As a key forum for international cooperation on global financial stability, the G20 is also seen as a place where coordination initiatives can be initiated and consolidated among the world’s major economies, before being presented and adopted in the UN’s multilateral framework. It is in this perspective that the T20, the G20 think tank network, is working to provide the G20 agenda with operational proposals grounded in research data.
However, such a vision of the G20 agenda is today facing opposition from unilateralist pronouncements from within, refuting the importance of common goods and of any need for multilateral coordination. What can the G20 do to make progress on the multilateral agenda, and what proposals were made at the T20 in Buenos Aires, which met on 17 and 18 September 2018?
Reforming global trade, the new mainstream?
At least two levels of T20 intervention can be distinguished. The first level is that of the T20 Summit’s final communiqué, i.e. its overall political direction. Intending to represent all participants since it is based on a summary of all contributions, this document is necessarily consensual, which may seem paradoxical considering that the aim of think tanks is to produce new ideas from “outside the box”, and for whom a collective discourse is sometimes considered as pandering to the lowest common denominator. The T20’s communiqué, however, reveals much more than this, it provides a snapshot of the mainstream of government advisers’ thoughts, and of how these thoughts have changed.

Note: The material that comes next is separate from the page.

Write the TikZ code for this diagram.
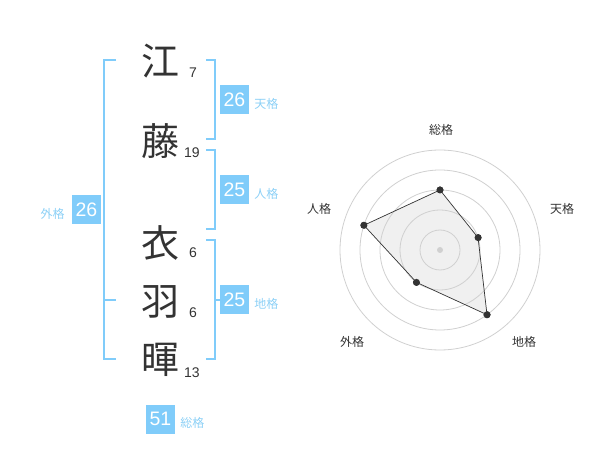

In this regard, the centre of gravity seems to have shifted from unfailing support for a trade liberalization agenda, the negative impacts of which would require only marginal correctives, to the assertion of a need to reshape the multilateral trading system. For such a reform—which is nothing less than a regime change in the multilateral governance of trade—the T20 affirms the need to maintain key principles such as non-discrimination between countries, providing opportunities for access to national or regional markets, which are equal for all countries and regions, which has been the basis of trade negotiations since the post-war period, while taking the world’s multipolar nature more into account, along with the changes in power relationships in both economic and political terms. Practically speaking, the aim is to both open a dialogue on decision-making rules at the World Trade Organization (WTO) (for example on the vote by consensus) and to better link regional or multilateral and global agreements to preserve a system based on common rules and principles.

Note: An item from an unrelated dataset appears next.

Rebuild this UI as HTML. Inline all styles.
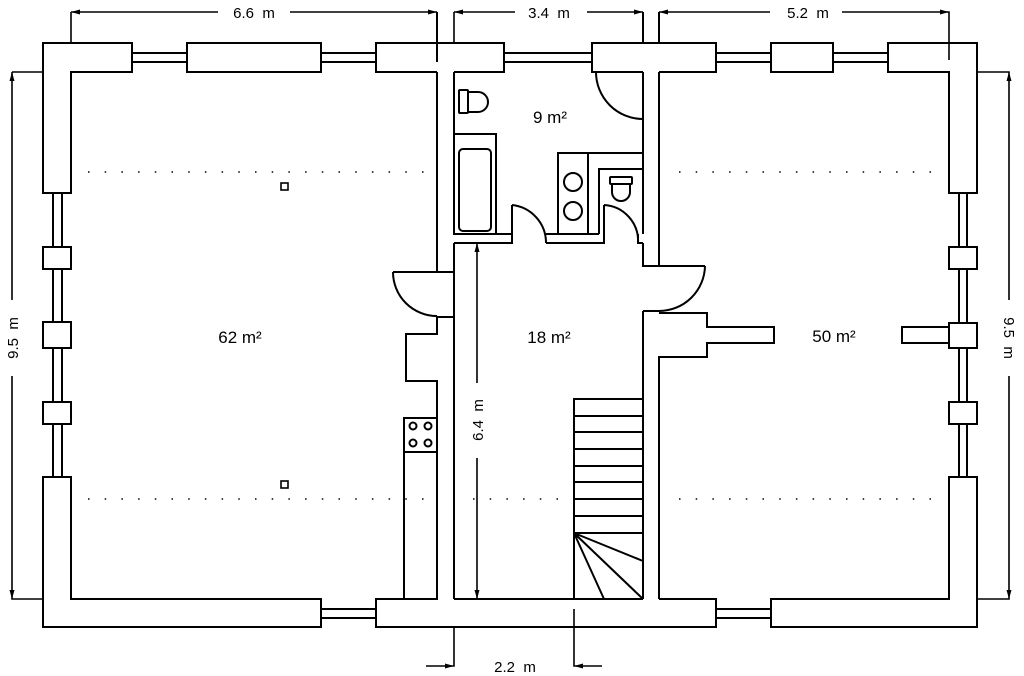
<!DOCTYPE html>
<html><head><meta charset="utf-8"><style>
html,body{margin:0;padding:0;background:#fff;}
svg{display:block;}
text{font-family:"Liberation Sans",sans-serif;fill:#000;white-space:pre;}
</style></head><body>
<svg width="1024" height="676" viewBox="0 0 1024 676" xmlns="http://www.w3.org/2000/svg">
<g fill="none" stroke="#000" stroke-width="2" stroke-linejoin="miter">
<path d="M43,43 H132 V72 H71 V193 H43 Z"/>
<rect x="187" y="43" width="134" height="29"/>
<path d="M437,72 H376 V43 H504 V72 H454"/>
<path d="M643,72 H592 V43 H716 V72 H659"/>
<rect x="771" y="43" width="62" height="29"/>
<path d="M888,43 H977 V193 H949 V72 H888 Z"/>
<path d="M132,53 H187 M132,62 H187 M321,53 H376 M321,62 H376 M504,53 H592 M504,62 H592 M716,53 H771 M716,62 H771 M833,53 H888 M833,62 H888"/>
<rect x="43" y="247" width="28" height="22"/>
<rect x="43" y="322" width="28" height="26"/>
<rect x="43" y="402" width="28" height="22"/>
<path d="M53,193 V247 M62,193 V247 M53,269 V322 M62,269 V322 M53,348 V402 M62,348 V402 M53,424 V477 M62,424 V477"/>
<path d="M71,477 V599 H321 V627 H43 V477 Z"/>
<rect x="949" y="247" width="28" height="22"/>
<rect x="949" y="323" width="28" height="25"/>
<rect x="949" y="402" width="28" height="22"/>
<path d="M959,193 V247 M967,193 V247 M959,269 V323 M967,269 V323 M959,348 V402 M967,348 V402 M959,424 V477 M967,424 V477"/>
<path d="M771,599 H949 V477 H977 V627 H771 Z"/>
<path d="M321,609 H376 M321,618 H376 M716,609 H771 M716,618 H771"/>
<path d="M437,599 H376 V627 H716 V599 H659 M454,599 H643"/>
<path d="M437,12 V62 M437,72 V272 H393 M393,272 A44,44 0 0 0 437,316 M437,272 H454 M437,317 H454 M437,317 V334 H406 V381 H437 V599 M454,72 V234 M454,243 V599"/>
<rect x="404" y="418" width="33" height="181"/>
<line x1="404" y1="452" x2="437" y2="452"/>
<circle cx="413" cy="426" r="3.5"/><circle cx="428" cy="426" r="3.5"/>
<circle cx="413" cy="443" r="3.5"/><circle cx="428" cy="443" r="3.5"/>
<path d="M454,234 H512 M454,243 H512 V205 M512,205 A38,38 0 0 1 546,243 M546,243 H604 V205 M604,205 A36,36 0 0 1 638,243 M546,234 H558 M588,234 H599 M638,234 V243 H643"/>
<rect x="454" y="134" width="42" height="100"/>
<rect x="459" y="149" width="32" height="82" rx="4"/>
<rect x="459" y="90" width="9" height="23" rx="1"/>
<path d="M468,92 H478 A10,10 0 0 1 478,112 H468"/>
<rect x="558" y="153" width="30" height="81"/>
<path d="M588,153 H643"/>
<circle cx="573" cy="182" r="9"/><circle cx="573" cy="211" r="9"/>
<path d="M599,234 V169 H643"/>
<rect x="610" y="177" width="22" height="7" rx="1"/>
<path d="M612,184 V192 A9,9 0 0 0 630,192 V184"/>
<path d="M596,72 A47,47 0 0 0 643,119"/>
<path d="M643,12 V43 M659,12 V43 M643,72 V234 M643,243 V266 H705 M705,266 A46,46 0 0 1 659,311 M659,72 V266 M643,311 V599 M643,311 H659 M659,313 H707 V327 H774 V343 H707 V357 H659 V599"/>
<path d="M949,327 H902 V343 H949"/>
<path d="M574,599 V399 H643 M574,416 H643 M574,432 H643 M574,449 H643 M574,466 H643 M574,482 H643 M574,499 H643 M574,516 H643 M574,533 H643 M574,533 L643,561 M574,533 L643,599 M574,533 L604,599"/>
<rect x="281" y="183" width="7" height="7" stroke-width="1.6"/>
<rect x="281" y="481" width="7" height="7" stroke-width="1.6"/>
<g stroke-width="1.6">
<path d="M71,12 V43 M71,12 H218 M290,12 H437"/>
<path d="M454,12 V43 M454,12 H515 M587,12 H643"/>
<path d="M659,12 H770 M842,12 H949 V60"/>
<path d="M12,72 H43 M12,72 V300 M12,376 V599 H43"/>
<path d="M977,72 H1009 V300 M1009,376 V599 H977"/>
<path d="M477,243 V383 M477,458 V599"/>
<path d="M454,627 V666 H426 M574,609 V666 H602"/>
</g>
</g>
<g fill="#000">
<path d="M71,12 l9,-2.5 v5 z"/><path d="M437,12 l-9,-2.5 v5 z"/>
<path d="M454,12 l9,-2.5 v5 z"/><path d="M643,12 l-9,-2.5 v5 z"/>
<path d="M659,12 l9,-2.5 v5 z"/><path d="M949,12 l-9,-2.5 v5 z"/>
<path d="M12,72 l-2.5,9 h5 z"/><path d="M12,599 l-2.5,-9 h5 z"/>
<path d="M1009,72 l-2.5,9 h5 z"/><path d="M1009,599 l-2.5,-9 h5 z"/>
<path d="M477,243 l-2.5,9 h5 z"/><path d="M477,599 l-2.5,-9 h5 z"/>
<path d="M454,666 l-9,-2.5 v5 z"/><path d="M574,666 l9,-2.5 v5 z"/>
</g>
<g stroke="#000" stroke-width="1.5" stroke-dasharray="1.5 15.2" fill="none">
<path d="M88,172 H425 M679,172 H935 M88,499 H425 M473,499 H560 M679,499 H935"/>
</g>
<g font-size="15">
<text x="254" y="18" text-anchor="middle">6.6&#160;&#160;m</text>
<text x="549" y="18" text-anchor="middle">3.4&#160;&#160;m</text>
<text x="808" y="18" text-anchor="middle">5.2&#160;&#160;m</text>
<text x="515" y="672" text-anchor="middle">2.2&#160;&#160;m</text>
<text transform="translate(18,338) rotate(-90)" text-anchor="middle">9.5&#160;&#160;m</text>
<text transform="translate(1004,338) rotate(90)" text-anchor="middle">9.5&#160;&#160;m</text>
<text transform="translate(483,420) rotate(-90)" text-anchor="middle">6.4&#160;&#160;m</text>
</g>
<g font-size="17">
<text x="240" y="343" text-anchor="middle">62 m²</text>
<text x="550" y="123" text-anchor="middle">9 m²</text>
<text x="549" y="343" text-anchor="middle">18 m²</text>
<text x="834" y="342" text-anchor="middle">50 m²</text>
</g>
</svg>
</body></html>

Furthermore, such a reform would also provide an opportunity to consider the effects of the digital revolution on trade practicalities, integrating both the opportunities that this would offer, as well as the risk that they would enable state-defined rules to be circumvented. Combined with the reaffirmation of the importance of the Paris Agreement, which G20 countries should implement in an exemplary and ambitious manner, and putting inequality onto the agenda, this T20 proposal would respond to the criticisms of many G20 population segments, while maintaining the multilateral framework as the priority, thus converging with the French President in the UN General Assembly forum, and the President of the European Commission in his State of the Union speech. However, can this proposal be supported by an Argentine presidency that is externally constrained by the predictable opposition of the President of the United States and weakened internally by the deterioration of the country’s economic situation? In this sense, the G20 risks being downgraded to the same status as the T20: simply a forum for ideas, perhaps even lacking the construction of a political consensus, although this can still be an important role.

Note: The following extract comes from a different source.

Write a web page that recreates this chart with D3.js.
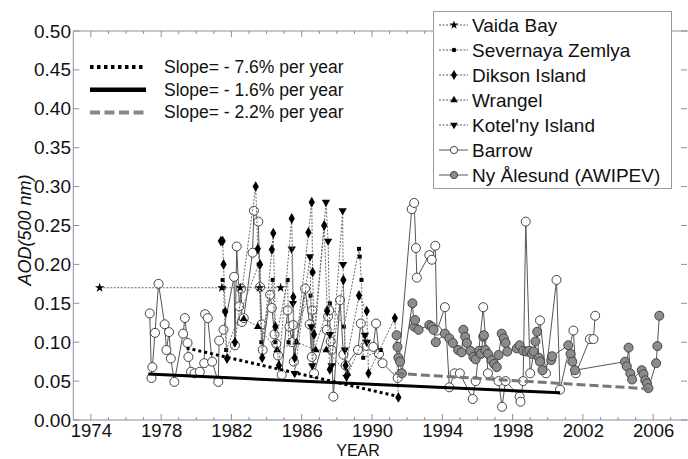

An operational priority: the implementation of the 2030 Agenda for Sustainable Development by financial stakeholders
Regarding the second level of intervention: the T20 is also the place where, over several years, beyond the political inflections given by successive G20 presidencies, operational recommendations on more technical subjects are built, and for which the G20 can nevertheless appear to be a decisive place for political decision-making. Thus, beyond the assertion of the importance of the Paris Agreement and the 2030 Agenda for Sustainable Development, the T20 formulates practical proposals to enable development banks and the bodies responsible for financial stability to align their strategies with the achievement of the SDGs and Paris Agreement objectives, which could lead to the G20 becoming a real driving force for these institutions.
The T20 also suggests that G20 countries should be particularly active in reporting their efforts to implement the SDGs, which is a necessary condition to enable the High Level Political Forum on the 2030 Agenda, which will meet for his fourth session in summer 2019, to be able to accomplish a real progress report, supported by a policy evaluation capacity that has led to some successes, but also an objective analysis of failures and their causes. This is the perspective of IDDRI’s recommendations.
Japan’s upcoming 2019 G20 presidency should continue to focus on the implementation of ambitious climate policies, and could also place greater emphasis on the social dimension of the 2030 Agenda (education, health) within the development working group. The opportunity of the G7 French presidency next year should make it possible to link the social issues raised by Japan in the G20 with the issues of fragility and sustainability. IDDRI and the think tank networks in which it participates (IDGM, ETTG, T20) will seek to ensure the fluidity of the debate between these two forums, whose proposals at the operational level can have a determining role on key actors for the sustainability transition (ministries of finance, public and private actors in development finance), and assuming that the discussion deadlocks at the highest political level will not prevent a substantive debate on major issues, for example on the reform of the multilateral trading system.